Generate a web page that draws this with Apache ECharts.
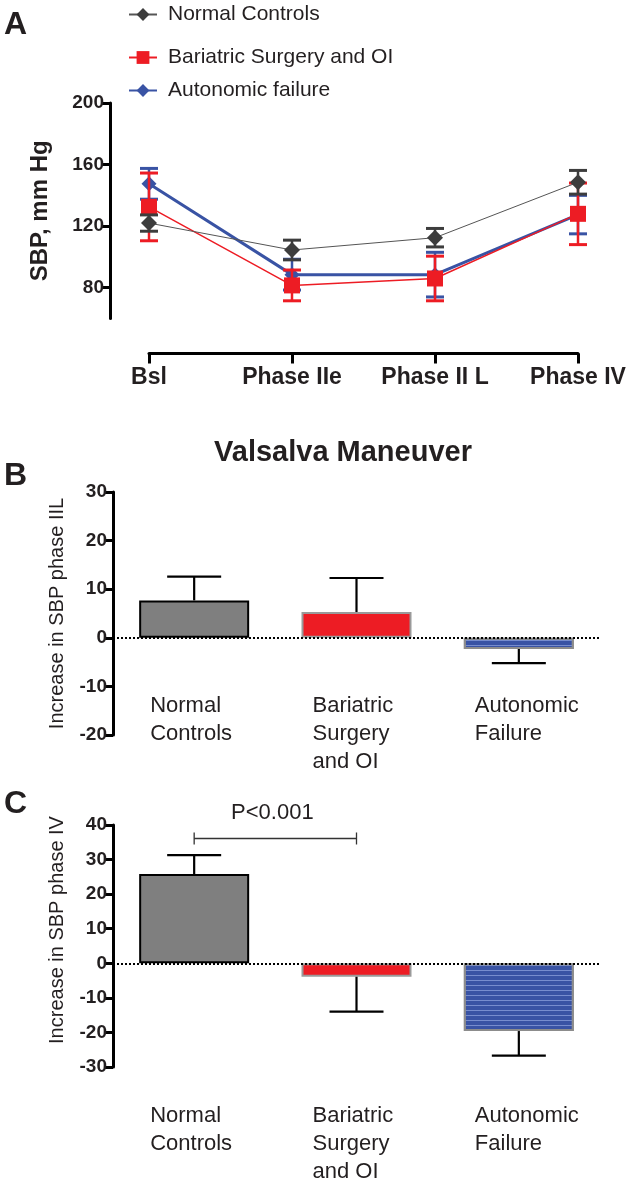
<!DOCTYPE html>
<html><head><meta charset="utf-8">
<script src="https://cdn.jsdelivr.net/npm/echarts@6/dist/echarts.min.js"></script>
<style>html,body{margin:0;padding:0;background:#fff}#c{width:630px;height:1183px}</style>
</head><body><div id="c"></div>
<script>
// ---- Panel A data ----
const phases = ['Bsl', 'Phase IIe', 'Phase II L', 'Phase IV'];
const groupNames = ['Normal Controls', 'Bariatric Surgery and OI', 'Autonomic failure'];
const sbpNormal = [122, 104.5, 112.5, 148.5];
const sbpNormalErr = [5.3, 6.4, 6, 7.7];
const sbpBariatric = [132.5, 81.5, 86, 128];
const sbpBariatricErr = [22, 10, 14.5, 20];
const sbpAutonomic = [147.5, 88.5, 88.5, 127.5];
const sbpAutonomicErr = [10, 10, 14.5, 12.5];
const sbpTicks = [80, 120, 160, 200];

// ---- Panels B and C data ----
const barCategories = ['Normal\nControls', 'Bariatric\nSurgery\nand OI', 'Autonomic\nFailure'];
const phaseIILIncrease = [7.7, 5.3, -2.3];
const phaseIILErr = [4.9, 7.0, 2.9];
const phaseIVIncrease = [25.8, -3.9, -19.6];
const phaseIVErr = [5.5, 10.1, 7.1];
const pBracketFrom = 0, pBracketTo = 1, pBracketY = 36.1, pText = 'P<0.001';

const FONT = "'Liberation Sans', Arial, Helvetica, sans-serif";
const TXT = '#231f20';
const GRAY = '#3d3d3d', RED = '#ed1c24', BLUE = '#3953a4';

const chart = echarts.init(document.getElementById('c'), null, {renderer: 'canvas'});

function errRender(color) {
  return function (params, api) {
    const x = api.value(0), v = api.value(1), e = api.value(2);
    const t = api.coord([x, v + e]), b = api.coord([x, v - e]);
    const hw = 9;
    return {type: 'group', children: [
      {type: 'line', shape: {x1: t[0], y1: t[1], x2: b[0], y2: b[1]}, style: {stroke: color, lineWidth: 2.5}},
      {type: 'line', shape: {x1: t[0] - hw, y1: t[1], x2: t[0] + hw, y2: t[1]}, style: {stroke: color, lineWidth: 3}},
      {type: 'line', shape: {x1: b[0] - hw, y1: b[1], x2: b[0] + hw, y2: b[1]}, style: {stroke: color, lineWidth: 3}}
    ]};
  };
}
function barErrRender(params, api) {
  const x = api.value(0), v = api.value(1), e = api.value(2);
  const s = v >= 0 ? 1 : -1;
  const a = api.coord([x, v]), b = api.coord([x, v + s * e]);
  const hw = 27;
  return {type: 'group', children: [
    {type: 'line', shape: {x1: a[0], y1: a[1], x2: b[0], y2: b[1]}, style: {stroke: '#000', lineWidth: 2.2}},
    {type: 'line', shape: {x1: b[0] - hw, y1: b[1], x2: b[0] + hw, y2: b[1]}, style: {stroke: '#000', lineWidth: 2.2}}
  ]};
}
const zip3 = (vals, errs) => vals.map((v, i) => [i, v, errs[i]]);

const stripeDecal = {symbol: 'rect', symbolSize: 1, dashArrayX: [1, 0], dashArrayY: [1, 4], rotation: 0, color: 'rgba(140,160,220,0.75)'};
const barStyles = [
  {color: '#7f7f7f', borderColor: '#000', borderWidth: 2},
  {color: RED, borderColor: '#9a9a9a', borderWidth: 2},
  {color: BLUE, borderColor: '#8c8c8c', borderWidth: 2, decal: stripeDecal}
];
const barData = vals => vals.map((v, i) => ({value: v, itemStyle: barStyles[i]}));
const zeroLine = {silent: true, symbol: 'none', label: {show: false},
  lineStyle: {color: '#000', width: 2, type: 'dotted'}, data: [{yAxis: 0}]};

const catLabel = (margin) => ({
  interval: 0, margin: margin, align: 'center',
  formatter: v => v.split('\n').map(s => '{t|' + s + '}').join('\n'),
  rich: {t: {width: 88, align: 'left', fontSize: 22, lineHeight: 28, color: TXT, fontFamily: FONT}}
});
const valAxisCommon = {
  type: 'value',
  axisLine: {show: true, lineStyle: {color: '#000', width: 3}},
  axisTick: {show: true, length: 8, lineStyle: {color: '#000', width: 3}},
  axisLabel: {fontSize: 19, fontWeight: 'bold', color: TXT, fontFamily: FONT, margin: 6},
  splitLine: {show: false},
  nameLocation: 'middle',
  nameTextStyle: {fontSize: 20, color: TXT, fontFamily: FONT}
};

const option = {
  backgroundColor: '#fff',
  animation: false,
  textStyle: {fontFamily: FONT},
  legend: groupNames.map((n, i) => ({
    data: [n], left: 128, top: [4, 47, 80][i], padding: 0, orient: 'vertical',
    itemWidth: 28, itemHeight: 16, selectedMode: false,
    textStyle: {fontSize: 21, color: TXT, fontFamily: FONT, padding: [0, 0, 0, 6]}
  })),
  graphic: [
    {type: 'text', left: 4, top: 9, style: {text: 'A', fontSize: 32, fontWeight: 'bold', fill: TXT, fontFamily: FONT}},
    {type: 'text', left: 4, top: 460, style: {text: 'B', fontSize: 32, fontWeight: 'bold', fill: TXT, fontFamily: FONT}},
    {type: 'text', left: 4, top: 788, style: {text: 'C', fontSize: 32, fontWeight: 'bold', fill: TXT, fontFamily: FONT}},
    {type: 'text', x: 343, y: 453, style: {text: 'Valsalva Maneuver', fontSize: 29, fontWeight: 'bold', fill: TXT, fontFamily: FONT, align: 'center', verticalAlign: 'middle'}}
  ],
  grid: [
    {left: 149, right: 52, top: 103, height: 215.5, outerBoundsMode: 'none', containLabel: false},
    {left: 113, right: 30, top: 492, height: 243, outerBoundsMode: 'none', containLabel: false},
    {left: 113, right: 30, top: 825, height: 242, outerBoundsMode: 'none', containLabel: false}
  ],
  xAxis: [
    {gridIndex: 0, type: 'category', data: phases, boundaryGap: false, offset: 35,
      axisLine: {onZero: false, lineStyle: {color: '#000', width: 3}},
      axisTick: {length: 10, lineStyle: {color: '#000', width: 3}},
      axisLabel: {fontSize: 23, fontWeight: 'bold', color: TXT, fontFamily: FONT, margin: 13}},
    {gridIndex: 1, type: 'category', data: barCategories, position: 'bottom',
      axisLine: {show: false, onZero: false},
      axisTick: {show: false}, axisLabel: catLabel(-43)},
    {gridIndex: 2, type: 'category', data: barCategories, position: 'bottom',
      axisLine: {show: false, onZero: false},
      axisTick: {show: false}, axisLabel: catLabel(35)}
  ],
  yAxis: [
    Object.assign({}, valAxisCommon, {gridIndex: 0, min: 60, max: 200, offset: 39,
      axisTick: Object.assign({}, valAxisCommon.axisTick, {customValues: sbpTicks}),
      axisLabel: Object.assign({}, valAxisCommon.axisLabel, {customValues: sbpTicks}),
      name: 'SBP, mm Hg', nameGap: 58,
      nameTextStyle: {fontSize: 24, fontWeight: 'bold', color: TXT, fontFamily: FONT}}),
    Object.assign({}, valAxisCommon, {gridIndex: 1, min: -20, max: 30, interval: 10,
      name: 'Increase in SBP phase IIL', nameGap: 46}),
    Object.assign({}, valAxisCommon, {gridIndex: 2, min: -30, max: 40, interval: 10,
      name: 'Increase in SBP phase IV', nameGap: 46,
      nameTextStyle: {fontSize: 20, color: TXT, fontFamily: FONT, padding: [0, 0, 0, 32]}})
  ],
  series: [
    {type: 'custom', name: 'errA', xAxisIndex: 0, yAxisIndex: 0, z: 2, renderItem: errRender(BLUE), data: zip3(sbpAutonomic, sbpAutonomicErr)},
    {type: 'line', name: groupNames[2], xAxisIndex: 0, yAxisIndex: 0, z: 3, data: sbpAutonomic,
      symbol: 'diamond', symbolSize: 15, itemStyle: {color: BLUE}, lineStyle: {color: BLUE, width: 3}},
    {type: 'custom', name: 'errR', xAxisIndex: 0, yAxisIndex: 0, z: 4, renderItem: errRender(RED), data: zip3(sbpBariatric, sbpBariatricErr)},
    {type: 'line', name: groupNames[1], xAxisIndex: 0, yAxisIndex: 0, z: 5, data: sbpBariatric,
      symbol: 'rect', symbolSize: 16, itemStyle: {color: RED}, lineStyle: {color: RED, width: 1.5}},
    {type: 'custom', name: 'errG', xAxisIndex: 0, yAxisIndex: 0, z: 6, renderItem: errRender(GRAY), data: zip3(sbpNormal, sbpNormalErr)},
    {type: 'line', name: groupNames[0], xAxisIndex: 0, yAxisIndex: 0, z: 7, data: sbpNormal,
      symbol: 'diamond', symbolSize: 16, itemStyle: {color: GRAY}, lineStyle: {color: '#555', width: 1}},

    {type: 'bar', name: 'barB', xAxisIndex: 1, yAxisIndex: 1, barWidth: 110, data: barData(phaseIILIncrease), z: 2, markLine: zeroLine},
    {type: 'custom', name: 'errB', xAxisIndex: 1, yAxisIndex: 1, z: 3, renderItem: barErrRender, data: zip3(phaseIILIncrease, phaseIILErr)},
    {type: 'bar', name: 'barC', xAxisIndex: 2, yAxisIndex: 2, barWidth: 110, data: barData(phaseIVIncrease), z: 2, markLine: zeroLine},
    {type: 'custom', name: 'errC', xAxisIndex: 2, yAxisIndex: 2, z: 3, renderItem: barErrRender, data: zip3(phaseIVIncrease, phaseIVErr)},
    {type: 'custom', name: 'pBracket', xAxisIndex: 2, yAxisIndex: 2, z: 4,
      data: [[pBracketFrom, pBracketTo, pBracketY]],
      renderItem: function (params, api) {
        const a = api.coord([api.value(0), api.value(2)]), b = api.coord([api.value(1), api.value(2)]);
        return {type: 'group', children: [
          {type: 'line', shape: {x1: a[0], y1: a[1], x2: b[0], y2: b[1]}, style: {stroke: '#333', lineWidth: 1.3}},
          {type: 'line', shape: {x1: a[0], y1: a[1] - 6, x2: a[0], y2: a[1] + 6}, style: {stroke: '#333', lineWidth: 1.3}},
          {type: 'line', shape: {x1: b[0], y1: b[1] - 6, x2: b[0], y2: b[1] + 6}, style: {stroke: '#333', lineWidth: 1.3}},
          {type: 'text', x: (a[0] + b[0]) / 2 - 3, y: a[1] - 26, style: {text: pText, fontSize: 22, fill: TXT, fontFamily: FONT, align: 'center', verticalAlign: 'middle'}}
        ]};
      }}
  ]
};
chart.setOption(option);
</script></body></html>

┄┄┄┄┄┄┄┄┄┄┄┄┄┄┄┄┄┄┄┄

Task objective – Exactly restate the lines from the beginning of the data through the line with "const sbpTicks = [80, 120, 160, 200];", and no others, keeping pictures out.

Answer in full –
Generate a web page that draws this with Apache ECharts.
<!DOCTYPE html>
<html><head><meta charset="utf-8">
<script src="https://cdn.jsdelivr.net/npm/echarts@6/dist/echarts.min.js"></script>
<style>html,body{margin:0;padding:0;background:#fff}#c{width:630px;height:1183px}</style>
</head><body><div id="c"></div>
<script>
// ---- Panel A data ----
const phases = ['Bsl', 'Phase IIe', 'Phase II L', 'Phase IV'];
const groupNames = ['Normal Controls', 'Bariatric Surgery and OI', 'Autonomic failure'];
const sbpNormal = [122, 104.5, 112.5, 148.5];
const sbpNormalErr = [5.3, 6.4, 6, 7.7];
const sbpBariatric = [132.5, 81.5, 86, 128];
const sbpBariatricErr = [22, 10, 14.5, 20];
const sbpAutonomic = [147.5, 88.5, 88.5, 127.5];
const sbpAutonomicErr = [10, 10, 14.5, 12.5];
const sbpTicks = [80, 120, 160, 200];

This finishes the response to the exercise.